— SHORT PROBLEM —
Would you transcribe the listing that follows, character for character, and omit its images?

— DATASET EXCERPT —
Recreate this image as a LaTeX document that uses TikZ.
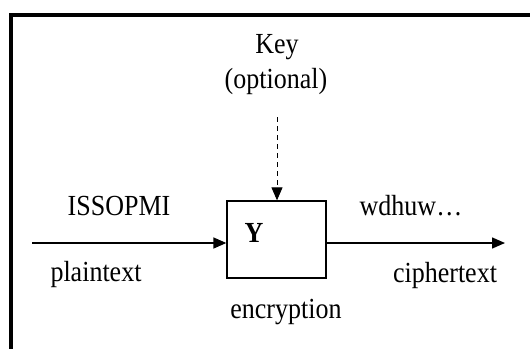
\documentclass[tikz,border=0pt]{standalone}
\usepackage{fontspec}
\setmainfont{Liberation Serif}
\usetikzlibrary{arrows.meta}
% labels are set a little taller than wide
\newcommand{\tall}[1]{\scalebox{1}[1.12]{#1}}
\tikzset{
  lbl/.style={inner sep=0pt, anchor=base, font=\fontsize{26}{30}\selectfont},
  flow/.style={line width=1.4pt, -{Triangle[length=13pt,width=11pt]}},
  keyflow/.style={line width=1pt, dash pattern=on 5pt off 4pt, -{Triangle[length=13pt,width=11pt]}},
  blockbox/.style={draw, line width=1.3pt, minimum width=99pt, minimum height=77pt, inner sep=0pt}
}
\begin{document}
\begin{tikzpicture}[x=1pt,y=-1pt]
  \clip (0,0) rectangle (530,348);
  \fill[white] (0,0) rectangle (530,348);
  % outer frame (top and left edges)
  \draw[line width=4pt] (11,360) -- (11,15) -- (545,15);

  % encryption block
  \node[blockbox] (enc) at (276.5,239.5) {};
  \node[lbl, font=\fontsize{26}{30}\selectfont\bfseries] (y) at (254,242) {\tall{Y}};

  % plaintext in, ciphertext out
  \coordinate (in) at (32,243);
  \coordinate (out) at (505,243);
  \draw[flow] (in) -- (enc.west |- in);
  \draw[flow] (enc.east |- in) -- (out);

  % optional key
  \coordinate (keyend) at (277,117);
  \draw[keyflow] (keyend) -- (enc.north -| keyend);

  % labels
  \node[lbl] (key) at (277,53) {\tall{Key}};
  \node[lbl] (opt) at (276,88) {\tall{(optional)}};
  \node[lbl] (pt) at (119,215) {\tall{ISSOPMI}};
  \node[lbl] (ptname) at (96,281) {\tall{plaintext}};
  \node[lbl] (ct) at (411,215) {\tall{wdhuw…}};
  \node[lbl] (ctname) at (445,282) {\tall{ciphertext}};
  \node[lbl] (encname) at (286,318) {\tall{encryption}};
\end{tikzpicture}
\end{document}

— FINAL RESULT —
Recreate this image as a LaTeX document that uses TikZ.
\documentclass[tikz,border=0pt]{standalone}
\usepackage{fontspec}
\setmainfont{Liberation Serif}
\usetikzlibrary{arrows.meta}
% labels are set a little taller than wide
\newcommand{\tall}[1]{\scalebox{1}[1.12]{#1}}
\tikzset{
  lbl/.style={inner sep=0pt, anchor=base, font=\fontsize{26}{30}\selectfont},
  flow/.style={line width=1.4pt, -{Triangle[length=13pt,width=11pt]}},
  keyflow/.style={line width=1pt, dash pattern=on 5pt off 4pt, -{Triangle[length=13pt,width=11pt]}},
  blockbox/.style={draw, line width=1.3pt, minimum width=99pt, minimum height=77pt, inner sep=0pt}
}
\begin{document}
\begin{tikzpicture}[x=1pt,y=-1pt]
  \clip (0,0) rectangle (530,348);
  \fill[white] (0,0) rectangle (530,348);
  % outer frame (top and left edges)
  \draw[line width=4pt] (11,360) -- (11,15) -- (545,15);

  % encryption block
  \node[blockbox] (enc) at (276.5,239.5) {};
  \node[lbl, font=\fontsize{26}{30}\selectfont\bfseries] (y) at (254,242) {\tall{Y}};

  % plaintext in, ciphertext out
  \coordinate (in) at (32,243);
  \coordinate (out) at (505,243);
  \draw[flow] (in) -- (enc.west |- in);
  \draw[flow] (enc.east |- in) -- (out);

  % optional key
  \coordinate (keyend) at (277,117);
  \draw[keyflow] (keyend) -- (enc.north -| keyend);

  % labels
  \node[lbl] (key) at (277,53) {\tall{Key}};
  \node[lbl] (opt) at (276,88) {\tall{(optional)}};
  \node[lbl] (pt) at (119,215) {\tall{ISSOPMI}};
  \node[lbl] (ptname) at (96,281) {\tall{plaintext}};
  \node[lbl] (ct) at (411,215) {\tall{wdhuw…}};
  \node[lbl] (ctname) at (445,282) {\tall{ciphertext}};
  \node[lbl] (encname) at (286,318) {\tall{encryption}};
\end{tikzpicture}
\end{document}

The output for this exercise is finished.